Neste verão,
Cachoeiro encontra-se diferente. Em fim de dezembro, início de verão, o rio
Itapemirim transbordou. Mais uma enchente em nossa história. A cidade em
polvorosa discutia a enchente de maior intensidade, a lembrança da enchente dos
anos 30 e 40 sempre retorna. Aquela que Rubem Braga descreve, com jeito de
menino travesso, em suas crônicas. Mas, a nossa enchente, a do século XXI, a
mais recente, tem lá suas travessuras e beleza. É sempre assim, com a cheia do
rio, ficamos em dúvida, se cuidamos da cidade e das pessoas ou observamos o
rio.
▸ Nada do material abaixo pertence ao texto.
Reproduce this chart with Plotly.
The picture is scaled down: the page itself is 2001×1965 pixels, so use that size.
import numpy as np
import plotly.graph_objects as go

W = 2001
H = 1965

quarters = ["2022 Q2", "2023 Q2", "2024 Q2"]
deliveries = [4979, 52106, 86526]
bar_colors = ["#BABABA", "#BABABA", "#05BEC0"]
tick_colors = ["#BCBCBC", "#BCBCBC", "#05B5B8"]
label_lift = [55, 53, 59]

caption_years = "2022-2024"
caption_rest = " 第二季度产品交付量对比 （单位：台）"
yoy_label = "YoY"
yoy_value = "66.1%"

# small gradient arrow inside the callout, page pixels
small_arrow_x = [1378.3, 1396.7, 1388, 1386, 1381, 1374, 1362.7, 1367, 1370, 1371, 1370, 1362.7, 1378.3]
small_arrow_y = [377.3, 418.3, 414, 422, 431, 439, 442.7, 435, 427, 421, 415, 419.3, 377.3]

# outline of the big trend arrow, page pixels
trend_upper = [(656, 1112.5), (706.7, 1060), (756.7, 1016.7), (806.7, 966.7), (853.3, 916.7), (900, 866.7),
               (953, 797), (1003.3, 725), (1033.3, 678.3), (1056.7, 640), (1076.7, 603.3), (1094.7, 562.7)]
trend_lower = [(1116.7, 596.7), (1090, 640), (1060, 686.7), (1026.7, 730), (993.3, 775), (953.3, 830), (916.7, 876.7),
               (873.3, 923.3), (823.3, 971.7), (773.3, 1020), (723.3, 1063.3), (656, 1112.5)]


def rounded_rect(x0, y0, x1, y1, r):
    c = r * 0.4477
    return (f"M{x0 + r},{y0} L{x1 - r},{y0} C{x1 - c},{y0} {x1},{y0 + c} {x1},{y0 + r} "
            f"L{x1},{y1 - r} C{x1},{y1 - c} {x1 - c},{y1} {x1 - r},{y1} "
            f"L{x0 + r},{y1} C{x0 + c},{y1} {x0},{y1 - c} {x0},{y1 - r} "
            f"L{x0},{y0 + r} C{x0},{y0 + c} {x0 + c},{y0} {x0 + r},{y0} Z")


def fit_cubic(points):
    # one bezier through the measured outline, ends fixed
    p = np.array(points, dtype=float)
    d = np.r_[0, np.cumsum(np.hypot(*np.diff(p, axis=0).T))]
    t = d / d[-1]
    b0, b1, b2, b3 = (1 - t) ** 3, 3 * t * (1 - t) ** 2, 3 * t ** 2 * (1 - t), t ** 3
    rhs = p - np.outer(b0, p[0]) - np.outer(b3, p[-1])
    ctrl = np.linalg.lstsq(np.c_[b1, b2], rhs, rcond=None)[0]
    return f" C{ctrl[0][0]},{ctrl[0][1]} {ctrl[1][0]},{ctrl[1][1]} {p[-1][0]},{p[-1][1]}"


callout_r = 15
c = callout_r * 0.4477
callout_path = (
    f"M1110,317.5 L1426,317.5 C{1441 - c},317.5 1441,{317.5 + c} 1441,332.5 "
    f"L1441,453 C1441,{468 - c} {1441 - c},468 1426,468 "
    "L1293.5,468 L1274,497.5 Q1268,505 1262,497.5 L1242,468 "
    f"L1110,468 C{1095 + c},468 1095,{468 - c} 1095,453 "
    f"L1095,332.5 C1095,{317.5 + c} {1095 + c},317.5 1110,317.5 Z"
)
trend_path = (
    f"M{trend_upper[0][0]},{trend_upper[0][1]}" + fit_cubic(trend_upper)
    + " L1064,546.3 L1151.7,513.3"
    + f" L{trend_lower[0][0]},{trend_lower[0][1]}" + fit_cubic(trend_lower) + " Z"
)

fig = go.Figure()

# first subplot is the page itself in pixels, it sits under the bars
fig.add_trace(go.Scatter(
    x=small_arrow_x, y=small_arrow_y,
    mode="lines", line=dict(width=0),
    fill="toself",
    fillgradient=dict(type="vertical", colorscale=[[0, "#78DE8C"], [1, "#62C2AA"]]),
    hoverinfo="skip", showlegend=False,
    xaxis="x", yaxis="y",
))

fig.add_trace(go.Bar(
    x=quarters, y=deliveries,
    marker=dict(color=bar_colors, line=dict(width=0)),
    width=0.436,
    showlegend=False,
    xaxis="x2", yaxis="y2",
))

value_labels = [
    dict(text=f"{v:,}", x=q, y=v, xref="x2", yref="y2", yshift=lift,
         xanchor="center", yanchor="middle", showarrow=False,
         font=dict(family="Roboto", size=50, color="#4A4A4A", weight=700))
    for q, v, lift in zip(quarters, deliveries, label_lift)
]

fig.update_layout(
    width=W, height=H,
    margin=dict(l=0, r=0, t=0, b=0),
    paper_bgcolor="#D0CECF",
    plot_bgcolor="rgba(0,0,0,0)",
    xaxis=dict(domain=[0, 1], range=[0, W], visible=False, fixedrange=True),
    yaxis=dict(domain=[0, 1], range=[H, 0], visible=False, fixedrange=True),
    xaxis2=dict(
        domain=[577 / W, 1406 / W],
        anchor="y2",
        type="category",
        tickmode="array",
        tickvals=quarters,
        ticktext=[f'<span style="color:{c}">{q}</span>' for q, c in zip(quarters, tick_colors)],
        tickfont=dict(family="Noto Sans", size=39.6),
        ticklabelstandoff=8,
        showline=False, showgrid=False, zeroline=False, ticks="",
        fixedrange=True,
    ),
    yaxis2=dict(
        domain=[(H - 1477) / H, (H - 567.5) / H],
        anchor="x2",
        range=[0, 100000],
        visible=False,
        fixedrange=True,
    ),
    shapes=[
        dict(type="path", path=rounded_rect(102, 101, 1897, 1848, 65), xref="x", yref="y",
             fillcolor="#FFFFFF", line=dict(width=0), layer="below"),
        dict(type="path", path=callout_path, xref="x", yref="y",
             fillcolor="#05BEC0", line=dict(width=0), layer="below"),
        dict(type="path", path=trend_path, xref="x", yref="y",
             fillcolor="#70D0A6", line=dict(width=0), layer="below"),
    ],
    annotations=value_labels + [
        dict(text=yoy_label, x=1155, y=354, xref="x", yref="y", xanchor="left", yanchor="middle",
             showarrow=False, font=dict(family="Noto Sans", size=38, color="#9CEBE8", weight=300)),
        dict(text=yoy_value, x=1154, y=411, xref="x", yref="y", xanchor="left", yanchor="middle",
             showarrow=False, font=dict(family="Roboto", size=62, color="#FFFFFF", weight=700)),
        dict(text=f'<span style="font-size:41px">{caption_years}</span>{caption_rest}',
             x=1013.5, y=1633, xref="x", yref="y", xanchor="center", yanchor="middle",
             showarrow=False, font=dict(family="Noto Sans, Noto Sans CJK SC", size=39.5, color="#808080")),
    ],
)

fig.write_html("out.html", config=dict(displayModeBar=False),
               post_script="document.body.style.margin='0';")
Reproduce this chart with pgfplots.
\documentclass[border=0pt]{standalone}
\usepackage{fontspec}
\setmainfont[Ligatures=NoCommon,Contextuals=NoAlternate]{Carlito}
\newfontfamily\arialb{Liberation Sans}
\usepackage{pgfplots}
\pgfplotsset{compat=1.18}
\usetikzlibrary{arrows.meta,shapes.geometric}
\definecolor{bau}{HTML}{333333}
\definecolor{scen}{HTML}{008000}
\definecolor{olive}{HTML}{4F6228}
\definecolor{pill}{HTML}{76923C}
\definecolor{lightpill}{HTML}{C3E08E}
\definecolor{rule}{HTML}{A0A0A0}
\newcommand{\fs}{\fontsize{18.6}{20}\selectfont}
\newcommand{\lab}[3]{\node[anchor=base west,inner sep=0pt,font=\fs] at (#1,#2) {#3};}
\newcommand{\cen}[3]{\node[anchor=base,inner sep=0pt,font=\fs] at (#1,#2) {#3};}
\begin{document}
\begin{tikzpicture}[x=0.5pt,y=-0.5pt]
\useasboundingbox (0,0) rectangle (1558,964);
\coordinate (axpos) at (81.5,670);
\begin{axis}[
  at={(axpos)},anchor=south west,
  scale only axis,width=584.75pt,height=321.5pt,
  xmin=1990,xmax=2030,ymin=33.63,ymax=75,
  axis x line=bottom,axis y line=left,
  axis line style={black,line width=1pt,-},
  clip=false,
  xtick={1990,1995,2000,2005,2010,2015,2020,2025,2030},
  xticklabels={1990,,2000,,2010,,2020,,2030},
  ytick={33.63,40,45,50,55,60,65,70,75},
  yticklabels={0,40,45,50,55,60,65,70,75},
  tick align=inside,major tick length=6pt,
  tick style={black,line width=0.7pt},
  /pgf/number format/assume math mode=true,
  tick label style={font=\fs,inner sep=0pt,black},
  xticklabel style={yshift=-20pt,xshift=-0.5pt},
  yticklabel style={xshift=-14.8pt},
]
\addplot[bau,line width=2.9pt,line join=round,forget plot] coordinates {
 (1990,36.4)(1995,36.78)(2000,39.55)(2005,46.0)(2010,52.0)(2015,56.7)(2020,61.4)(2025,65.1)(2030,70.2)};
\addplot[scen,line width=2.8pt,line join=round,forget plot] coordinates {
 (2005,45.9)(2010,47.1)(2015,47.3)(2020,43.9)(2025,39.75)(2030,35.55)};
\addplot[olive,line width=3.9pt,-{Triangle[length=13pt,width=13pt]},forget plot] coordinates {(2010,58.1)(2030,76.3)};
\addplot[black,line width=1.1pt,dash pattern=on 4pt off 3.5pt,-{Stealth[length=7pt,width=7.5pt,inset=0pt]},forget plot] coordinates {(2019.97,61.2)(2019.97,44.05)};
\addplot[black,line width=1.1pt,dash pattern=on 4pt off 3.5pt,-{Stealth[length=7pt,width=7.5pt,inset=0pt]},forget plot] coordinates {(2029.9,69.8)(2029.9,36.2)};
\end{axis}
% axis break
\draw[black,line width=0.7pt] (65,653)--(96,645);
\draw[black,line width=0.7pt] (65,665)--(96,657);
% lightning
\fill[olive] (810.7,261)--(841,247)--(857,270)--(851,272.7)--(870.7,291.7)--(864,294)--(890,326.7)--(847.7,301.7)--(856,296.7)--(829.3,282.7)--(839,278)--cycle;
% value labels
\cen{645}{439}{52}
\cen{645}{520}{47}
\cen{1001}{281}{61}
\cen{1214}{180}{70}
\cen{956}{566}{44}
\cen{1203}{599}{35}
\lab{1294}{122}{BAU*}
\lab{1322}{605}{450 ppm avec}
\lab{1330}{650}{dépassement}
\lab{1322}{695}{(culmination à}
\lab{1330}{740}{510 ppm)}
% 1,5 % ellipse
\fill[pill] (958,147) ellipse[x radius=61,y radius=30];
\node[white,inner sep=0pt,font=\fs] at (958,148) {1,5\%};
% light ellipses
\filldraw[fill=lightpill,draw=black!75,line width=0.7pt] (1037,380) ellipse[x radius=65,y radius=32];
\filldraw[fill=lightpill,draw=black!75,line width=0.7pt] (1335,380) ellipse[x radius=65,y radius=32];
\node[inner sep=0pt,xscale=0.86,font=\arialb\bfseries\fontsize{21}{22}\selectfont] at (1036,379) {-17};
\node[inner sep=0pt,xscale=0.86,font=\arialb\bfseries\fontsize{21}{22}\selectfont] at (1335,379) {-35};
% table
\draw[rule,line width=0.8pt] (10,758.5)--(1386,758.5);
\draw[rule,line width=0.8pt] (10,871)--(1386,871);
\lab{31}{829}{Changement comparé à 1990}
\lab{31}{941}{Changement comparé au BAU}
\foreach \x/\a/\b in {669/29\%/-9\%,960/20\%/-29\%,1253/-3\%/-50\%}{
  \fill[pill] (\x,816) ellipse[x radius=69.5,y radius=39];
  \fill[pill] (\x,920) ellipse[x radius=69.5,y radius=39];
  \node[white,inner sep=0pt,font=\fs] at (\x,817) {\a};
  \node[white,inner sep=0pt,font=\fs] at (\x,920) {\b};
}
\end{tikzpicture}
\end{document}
Cuidamos das pessoas e corremos ao rio. Entre o rio e a cidade, ficamos
com o rio. Na verdade, ao escolhermos o rio, damos vida à cidade, pois, o rio é
a razão da existência da cidade. Os bens materiais, substituímos; para o rio
não há substituto. Sem o rio, não existiremos. Ontem: eu vi uma folha seca. Não
era uma simples folha. Eram muitas folhas secas, estavam abaixo das árvores da
Avenida Francisco Lacerda de Aguiar e na Rua Rui Barbosa, em Cachoeiro de
Itapemirim. Curioso, nas árvores, não se apresentavam folhas secas, elas
estavam verdes, como o esperado e desejado. O vento, de tempo em tempo,
derramava as folhas, elas por ação do sol ou pelo calor do nosso asfalto,
rapidamente desidratavam. Não só as folhas das árvores comuns, mas as flores
menores do Ipê amarelo. Todas juntas aos meus pés. Olhei a mistura de flores e
folhas e segui em frente. Busquei o rio Itapemirim no centro da cidade. Era fim
de tarde, por vários momentos parava, voltava o olhar ao chão, em alguns
instantes eu entristecia: a beleza anterior de folhas e flores pelas ruas da
nossa cidade era substituída pelo lixo. A sujeira pela terra deixada pela última
cheia do rio e pelo temporal. Caminhei, o rio me alegraria. Após as chuvas torrenciais
do fim de dezembro, após vários dias do Itapemirim transbordante, voltamos às
preocupações pela seca. Não guardamos a água. Elas chegaram e se perderam em
direção ao mar. A folha seca que eu vi ao descer o morro do Gilberto Machado
lembrou-me um amor perdido: uma “folha morta”. Era uma imagem triste, uma folha
solitária, como uma pessoa que perde uma grande paixão. Entre as folhas secas e
mortas sobressaiam-se as flores amarelas dos Ipês, com elas, a esperança do
amor sobrevivente.
Em nossa história,
a folha seca foi motivo de comemorações. Didi, da seleção brasileira, chutava e
a bola fazia piruetas no ar (tal qual uma folha ao vento), ganhava a meta
adversária em mais um gol do Brasil. Era a década 50/60 do século passado. As
folhas secas, das ruas cachoeirenses, chegaram mais cedo neste ano. Intrigante,
está misturada à terra deixada pelas chuvas e pela cheia do Itapemirim. As
folhas secas das nossas ruas, por breve instante, lembram uma “folha morta” de
um fim de amor. Quando olhamos atentamente, faz lembrar a folha de uma página
de livro; quando virada, um novo mundo se apresenta.